Wie St. Alphonsus erweckte auch sein treuer Sohn stets Akte der Liebe zu Gott und dem Nächsten und bat den Krankenbruder ihm zu noch immer vollkommeneren behilflich zu sein. Der Rosenkranz kam nie aus seinen Händen und wenn man in seiner Gegenwart nur den Namen „Maria“ aussprach, so verklärten sich seine Gesichtszüge. Endlich kam der heißersehnte Tag, 30. Oktober 1858, an welchem der Diener Gottes dies Jammertal verlassen und zur Anschauung seines höchsten Gutes gelangen sollte.
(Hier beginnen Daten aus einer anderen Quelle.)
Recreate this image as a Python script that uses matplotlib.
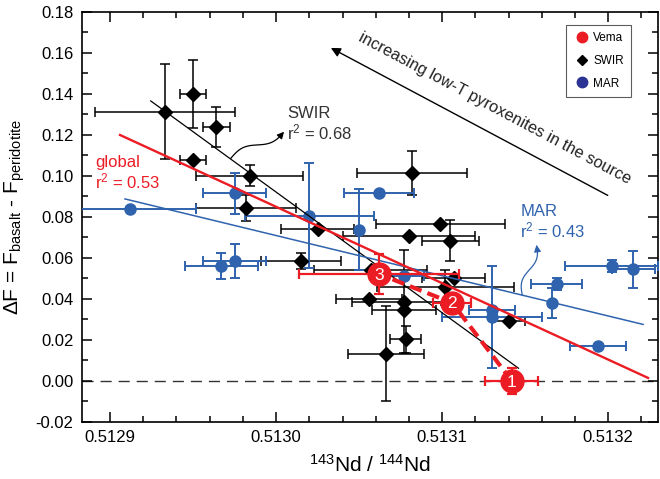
import numpy as np
import matplotlib
matplotlib.use("Agg")
import matplotlib.pyplot as plt
from matplotlib.lines import Line2D
from matplotlib.ticker import MultipleLocator, FormatStrFormatter
from matplotlib.transforms import IdentityTransform

plt.rcParams['font.family'] = ['Liberation Sans', 'DejaVu Sans']
plt.rcParams['axes.unicode_minus'] = False
plt.rcParams['mathtext.fontset'] = 'custom'
plt.rcParams['mathtext.rm'] = 'Liberation Sans'
plt.rcParams['mathtext.it'] = 'Liberation Sans'

RED = '#ec1c24'
BLUE = '#2f63ae'
NAVY = '#2b3494'

# SWIR (black diamonds)
swir_nd = [0.512933, 0.512950, 0.512964, 0.512950, 0.512984, 0.512982, 0.513025,
           0.513082, 0.513099, 0.513080, 0.513105, 0.513015, 0.513057, 0.513107,
           0.513102, 0.513056, 0.513077, 0.513077, 0.513078, 0.513066, 0.513140]
swir_df = [0.1314, 0.1400, 0.1240, 0.1078, 0.1002, 0.0842, 0.0741,
           0.1013, 0.0764, 0.0709, 0.0683, 0.0585, 0.0541, 0.0501,
           0.0457, 0.0398, 0.0387, 0.0346, 0.0203, 0.0132, 0.0291]
swir_xerr = [4.2e-5, 0.8e-5, 0.8e-5, 0.8e-5, 3.2e-5, 3.0e-5, 2.2e-5,
             3.3e-5, 3.9e-5, 4.0e-5, 1.7e-5, 2.4e-5, 3.4e-5, 1.9e-5,
             4.1e-5, 2.0e-5, 3.1e-5, 1.9e-5, 0.95e-5, 2.3e-5, 1.0e-5]
swir_yerr = [0.023, 0.0168, 0.0098, 0.0, 0.0053, 0.0063, 0.0,
             0.0107, 0.0, 0.0, 0.010, 0.0037, 0.0, 0.0,
             0.0085, 0.0, 0.025, 0.0, 0.0065, 0.0232, 0.0]

# MAR (blue circles)
mar_nd = [0.512912, 0.512975, 0.513020, 0.513050, 0.513062, 0.512967, 0.512975,
          0.513077, 0.513130, 0.513130, 0.513166, 0.513169, 0.513202, 0.513215,
          0.513194]
mar_df = [0.0839, 0.0916, 0.0805, 0.0737, 0.0919, 0.0561, 0.0585,
          0.0512, 0.0346, 0.0311, 0.0379, 0.0472, 0.0562, 0.0545,
          0.0171]
mar_xerr = [4.0e-5, 1.9e-5, 3.9e-5, 0.0, 2.1e-5, 2.2e-5, 1.9e-5,
            1.2e-5, 1.4e-5, 3.0e-5, 0.0, 1.55e-5, 2.8e-5, 1.3e-5,
            1.7e-5]
mar_yerr = [0.0, 0.0099, 0.0256, 0.0198, 0.0, 0.0065, 0.0085,
            0.0, 0.0, 0.025, 0.0073, 0.003, 0.003, 0.0089,
            0.0]

# Vema (numbered red circles)
vema_labels = ['1', '2', '3']
vema_nd = [0.513142, 0.513106, 0.513062]
vema_df = [0.0, 0.0381, 0.0522]
vema_xerr = [1.6e-5, 1.15e-5, 4.8e-5]
vema_yerr = [0.0063, 0.0, 0.0099]

# regression lines (end points)
global_fit_x = [0.512906, 0.513224]
global_fit_y = [0.1200, 0.0015]
swir_fit_x = [0.5129245, 0.513146]
swir_fit_y = [0.1366, 0.0062]
mar_fit_x = [0.512909, 0.513221]
mar_fit_y = [0.0888, 0.0276]

fig = plt.figure(figsize=(6.6, 4.79), dpi=100)
ax = fig.add_axes([0.124, 0.119, 0.873, 0.856])

ax.axhline(0, color='#333333', lw=1.0, ls=(0, (8, 5)), zorder=1)

ax.errorbar(swir_nd, swir_df, xerr=swir_xerr, yerr=swir_yerr, fmt='D', color='black',
            ms=7.5, elinewidth=1.1, capsize=3.5, capthick=1.1, zorder=3)
ax.errorbar(mar_nd, mar_df, xerr=mar_xerr, yerr=mar_yerr, fmt='o', color=BLUE,
            ms=8, elinewidth=1.4, capsize=3.5, capthick=1.4, zorder=3)

ax.plot(swir_fit_x, swir_fit_y, color='black', lw=0.9, zorder=4)
ax.plot(mar_fit_x, mar_fit_y, color=BLUE, lw=1.1, zorder=4)
ax.plot(global_fit_x, global_fit_y, color=RED, lw=1.7, zorder=4)

ax.errorbar(vema_nd, vema_df, xerr=vema_xerr, yerr=vema_yerr, fmt='none', ecolor=RED,
            elinewidth=1.6, capsize=3.5, capthick=1.6, zorder=5)
ax.plot(vema_nd, vema_df, color=RED, lw=3, ls=(0, (3, 1.5)), zorder=5)
ax.plot(vema_nd, vema_df, 'o', color=RED, ms=16.5, zorder=6)
for lab, xv, yv in zip(vema_labels, vema_nd, vema_df):
    ax.text(xv, yv - 0.0005, lab, color='white', fontsize=12.5, ha='center', va='center', zorder=7)

ax.set_xlim(0.512883, 0.51323)
ax.set_ylim(-0.02, 0.18)
ax.xaxis.set_major_locator(MultipleLocator(0.0001))
ax.xaxis.set_minor_locator(MultipleLocator(0.00002))
ax.yaxis.set_major_locator(MultipleLocator(0.02))
ax.yaxis.set_minor_locator(MultipleLocator(0.01))
ax.xaxis.set_major_formatter(FormatStrFormatter('%.4f'))
ax.yaxis.set_major_formatter(FormatStrFormatter('%.2f'))
ax.tick_params(which='both', direction='in', top=True, right=True, labelsize=12, width=1.1)
ax.tick_params(which='major', length=7, pad=6)
ax.tick_params(which='minor', length=4)
for s in ax.spines.values():
    s.set_linewidth(1.2)

ax.set_xlabel(r'$^{143}$Nd / $^{144}$Nd', fontsize=15, labelpad=6)
ax.set_ylabel(r'$\Delta$F = F$_{\mathrm{basalt}}$ - F$_{\mathrm{peridotite}}$', fontsize=15, labelpad=6)

# annotations
ax.text(0.5130066, 0.1254, 'SWIR\n' + r'r$^2$ = 0.68', color='#333333', fontsize=12,
        ha='left', va='center', linespacing=1.1)
ax.text(0.5128910, 0.1015, 'global\n' + r'r$^2$ = 0.53', color=RED, fontsize=12,
        ha='left', va='center', linespacing=1.1)
ax.text(0.5131470, 0.0776, 'MAR\n' + r'r$^2$ = 0.43', color=BLUE, fontsize=12,
        ha='left', va='center', linespacing=1.1)

ax.annotate('', xy=(0.5130315, 0.1631), xytext=(0.5132012, 0.0899),
            arrowprops=dict(arrowstyle='-|>', color='black', lw=1.0, mutation_scale=14))
ax.text(0.5131319, 0.1331, 'increasing low-T pyroxenites in the source', fontsize=11.8,
        color='#222222', rotation=-28, ha='center', va='center', rotation_mode='anchor')


def wavy_arrow(p0, p1, color, amp=4.0):
    fig.canvas.draw()
    a = ax.transData.transform(p0)
    b = ax.transData.transform(p1)
    t = np.linspace(0, 1, 60)
    d = b - a
    n = np.array([-d[1], d[0]]) / np.hypot(*d)
    pts = a[None, :] + t[:, None] * d[None, :] + (amp * np.sin(2 * np.pi * t))[:, None] * n[None, :]
    ax.plot(pts[:-4, 0], pts[:-4, 1], color=color, lw=0.9, transform=IdentityTransform(), zorder=5)
    ax.annotate('', xy=pts[-1], xytext=pts[-6], xycoords=IdentityTransform(),
                textcoords=IdentityTransform(),
                arrowprops=dict(arrowstyle='-|>', color=color, lw=0.9, mutation_scale=10))


wavy_arrow((0.5129728, 0.1087), (0.5130048, 0.1216), 'black')
wavy_arrow((0.5131482, 0.0420), (0.5131568, 0.0664), BLUE)

handles = [Line2D([], [], marker='o', ls='none', color=RED, ms=7.5),
           Line2D([], [], marker='D', ls='none', color='black', ms=5),
           Line2D([], [], marker='o', ls='none', color=NAVY, ms=7.5)]
leg = ax.legend(handles, ['Vema', 'SWIR', 'MAR'], loc='upper right',
                bbox_to_anchor=(0.963, 0.982), fontsize=8.5, frameon=True, fancybox=False,
                edgecolor='#333333', handletextpad=0.2, borderpad=0.6, labelspacing=0.9,
                handlelength=1.5)
leg.get_frame().set_linewidth(0.8)

fig.savefig('out.png', dpi=100)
Tags zuvor hatte ihn der Krankenbruder noch gefragt, ob er den Tod fürchte. „O ja, ich fürchte den Tod, ich fürchte ihn sehr.“ Diese Furcht war die letzte Prüfung, die er zu bestehen hatte, um seine schon gereinigte Seele vollständig zu läutern. Kurz darauf hatte der Diener Gottes kein anderes Verlangen mehr als nach dem Himmel. Vormittags gegen halb elf Uhr fiel er plötzlich in Ohnmacht, ein Pater gab ihm eilig die heilige Ölung und ohne allen Todeskampf schied der ehrwürdige Mann ganz ruhig aus diesem Leben, um im Himmel jene Herrlichkeit zu erlangen, die seine Tugenden ihm verdient hatten.
Wir dürfen hoffen, ihn einst auf die Altäre erhoben zu sehen, denn Gott hat ihn bereits durch Wunder verherrlicht und der Heilige Stuhl hat ihm den Titel „Ehrwürdig“ zuerkannt.
Als sich der ehrwürdige Pater Passerat 1855 vom dritten Schlaganfall etwas erholt hatte, sprach er zum Pater, der bei ihm wachte: „Gestern Abend wollte ich allen meinen Mitbrüdern recht ans Herz legen, doch immer in der heiligen Furcht Gottes zu leben. Versprechen Sie mir, dass Sie es ihnen sagen wollen.“ Diese Mahnung gibt der Eifervolle uns allen.